Ружье отнюдь не висело в первом акте на стене. Оно валялось
разобранное на антресолях лет тридцать. Старичок долго извлекал меж
пыльного барахла чехол, балансируя на стремянке. На кухне из одного
соседского столика вытащил наждачную шкурку, из другого - масло для смазки
швейной машинки. И стал чистить ружье, не торопясь. Может, у них пока все
и стихнет... Но там не стихало. Так что он смазывал ружье и заводился
пуще, сатанел сверх предела.
Собрал, пощелкал. Вложил два патрона. Долго хранились, но в сухом
месте. А может, и не сработает... И отправился на свою табуреточку. Ружье
к стенке поставил, заслонил створкой кухонной двери.

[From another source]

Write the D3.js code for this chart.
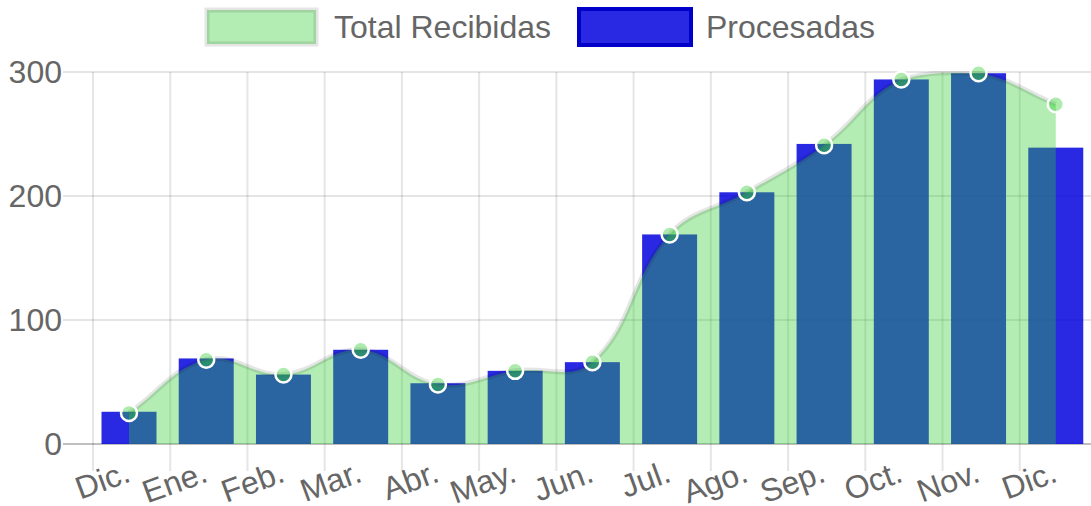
<!DOCTYPE html>
<html>
<head>
<meta charset="utf-8">
<script src="https://cdn.jsdelivr.net/npm/d3@7/dist/d3.min.js"></script>
<style>
  html, body { margin: 0; padding: 0; background: #fff; }
  svg { display: block; }
  text { font-family: "Liberation Sans", Arial, Helvetica, sans-serif; fill: #666; }
</style>
</head>
<body>
<svg id="chart" width="1091" height="506"></svg>
<script>
// ---- data ----
const categories = ["Dic.", "Ene.", "Feb.", "Mar.", "Abr.", "May.", "Jun.", "Jul.", "Ago.", "Sep.", "Oct.", "Nov.", "Dic."];
const totalRecibidas = [25, 68, 56, 76, 48, 59, 66, 169, 203, 241, 294, 299, 274];
const procesadas = [26, 69, 56, 76, 49, 59, 66, 169, 203, 242, 294, 299, 239];
const yTicks = [0, 100, 200, 300];
const seriesNames = ["Total Recibidas", "Procesadas"];

// ---- layout ----
const W = 1091, H = 506;
const area = { left: 93, right: 1097, top: 72, bottom: 444 };
const FONT = 32;

const svg = d3.select("#chart");

const x = d3.scaleBand()
  .domain(d3.range(categories.length))
  .range([area.left, area.right])
  .paddingInner(0).paddingOuter(0);
const centerOff = 36;      // center of bar / point within band
const barW = 55;
const cx = i => x(i) + centerOff;

const y = d3.scaleLinear().domain([0, 300]).range([area.bottom, area.top]);

// clip path for chart area
svg.append("defs").append("clipPath").attr("id", "clipArea")
  .append("rect")
  .attr("x", area.left).attr("y", area.top - 1)
  .attr("width", area.right - area.left).attr("height", area.bottom - area.top + 1);

// ---- grid ----
const grid = svg.append("g");
grid.selectAll("line.h").data(yTicks).enter().append("line")
  .attr("x1", area.left - 30).attr("x2", W)
  .attr("y1", d => y(d)).attr("y2", d => y(d))
  .attr("stroke", d => d === 0 ? "rgba(0,0,0,0.25)" : "rgba(0,0,0,0.1)")
  .attr("stroke-width", 2);
grid.selectAll("line.v").data(d3.range(categories.length)).enter().append("line")
  .attr("x1", d => x(d)).attr("x2", d => x(d))
  .attr("y1", area.top).attr("y2", area.bottom + 27)
  .attr("stroke", "rgba(0,0,0,0.1)")
  .attr("stroke-width", 2);

// ---- bars ----
svg.append("g").selectAll("rect").data(procesadas).enter().append("rect")
  .attr("x", (d, i) => cx(i) - barW / 2)
  .attr("width", barW)
  .attr("y", d => y(d))
  .attr("height", d => y(0) - y(d))
  .attr("fill", "rgba(0,0,222,0.84)");

// ---- spline (Chart.js style, tension 0.4, capped) ----
const pts = totalRecibidas.map((v, i) => ({ x: cx(i), y: y(v) }));
const t = 0.4;
const cap = (q) => ({
  x: Math.max(area.left, Math.min(area.right, q.x)),
  y: Math.max(area.top, Math.min(area.bottom, q.y))
});
const cps = pts.map((p, i) => {
  const prev = i > 0 ? pts[i - 1] : p;
  const next = i < pts.length - 1 ? pts[i + 1] : p;
  const d01 = Math.hypot(p.x - prev.x, p.y - prev.y);
  const d12 = Math.hypot(next.x - p.x, next.y - p.y);
  let s01 = d01 / (d01 + d12), s12 = d12 / (d01 + d12);
  if (!isFinite(s01)) s01 = 0;
  if (!isFinite(s12)) s12 = 0;
  const fa = t * s01, fb = t * s12;
  return {
    prev: cap({ x: p.x - fa * (next.x - prev.x), y: p.y - fa * (next.y - prev.y) }),
    next: cap({ x: p.x + fb * (next.x - prev.x), y: p.y + fb * (next.y - prev.y) })
  };
});
const linePath = d3.path();
linePath.moveTo(pts[0].x, pts[0].y);
for (let i = 1; i < pts.length; i++) {
  linePath.bezierCurveTo(cps[i - 1].next.x, cps[i - 1].next.y, cps[i].prev.x, cps[i].prev.y, pts[i].x, pts[i].y);
}
const lineD = linePath.toString();
const areaD = lineD + `L${pts[pts.length - 1].x},${y(0)}L${pts[0].x},${y(0)}Z`;

const lineG = svg.append("g").attr("clip-path", "url(#clipArea)");
lineG.append("path").attr("d", areaD).attr("fill", "rgba(50,205,50,0.37)");
lineG.append("path").attr("d", lineD).attr("fill", "none")
  .attr("stroke", "rgba(0,0,0,0.1)").attr("stroke-width", 5);

// points
svg.append("g").selectAll("circle").data(totalRecibidas).enter().append("circle")
  .attr("cx", (d, i) => cx(i))
  .attr("cy", d => y(d))
  .attr("r", 8)
  .attr("fill", "rgba(50,205,50,0.4)")
  .attr("stroke", "#fff")
  .attr("stroke-width", 2.5);

// ---- y labels ----
svg.append("g").selectAll("text").data(yTicks).enter().append("text")
  .attr("x", 62).attr("y", d => y(d))
  .attr("text-anchor", "end")
  .attr("dominant-baseline", "central")
  .attr("font-size", FONT)
  .text(d => d);

// ---- x labels ----
svg.append("g").selectAll("text").data(categories).enter().append("text")
  .attr("transform", (d, i) => `translate(${cx(i) + 3},${481}) rotate(-20)`)
  .attr("text-anchor", "end")
  .attr("font-size", FONT)
  .text(d => d);

// ---- legend ----
const leg = svg.append("g");
leg.append("rect").attr("x", 207).attr("y", 10).attr("width", 109).attr("height", 34)
  .attr("fill", "rgba(50,205,50,0.37)")
  .attr("stroke", "rgba(0,0,0,0.1)").attr("stroke-width", 5);
leg.append("text").attr("x", 334).attr("y", 38).attr("font-size", FONT).text(seriesNames[0]);
leg.append("rect").attr("x", 579).attr("y", 9).attr("width", 112).attr("height", 36)
  .attr("fill", "rgba(0,0,222,0.84)")
  .attr("stroke", "#0000c8").attr("stroke-width", 4);
leg.append("text").attr("x", 706).attr("y", 38).attr("font-size", FONT).text(seriesNames[1]);
</script>
</body>
</html>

И когда эта падла снова поволоклась в туалет, старичок одеревенел
весь, напрягся и фальцетом пискнул:
- Я вас в последний раз предупреждаю!
Да вали ты во все места, рыгнул гость.
Старичок драматически наставляет свою двустволку:
- Не смейте меня оскорблять! В самый последний раз!! Предупреждаю: я
буду стрелять!!
"Да я т-тебя, старый козел вонючий..."
- Я тебя предупреждал! Я тебя предупреждал!
Ну, и нажал. Грохот, дым! Я тебя предупреждал!
Ну, и нажал. Грохот, дым! Того через весь коридор отшвырнуло - в упор
ему засадил два заряда в брюхо. Вполне годные патроны оказались.
Когда приехали, он уже, конечно, остывать начал. Какая скорая помощь
- все уже сделано: вместо живота дыра. Кругом толпа охренелая, старичок
сжался на табуретке, вцепившись в ружье. И на вопрос:
- За что ты его макнул-то, папаша? - раскачивается и повторяет:
- Я его предупреждал; я его предупреждал; я его предупреждал.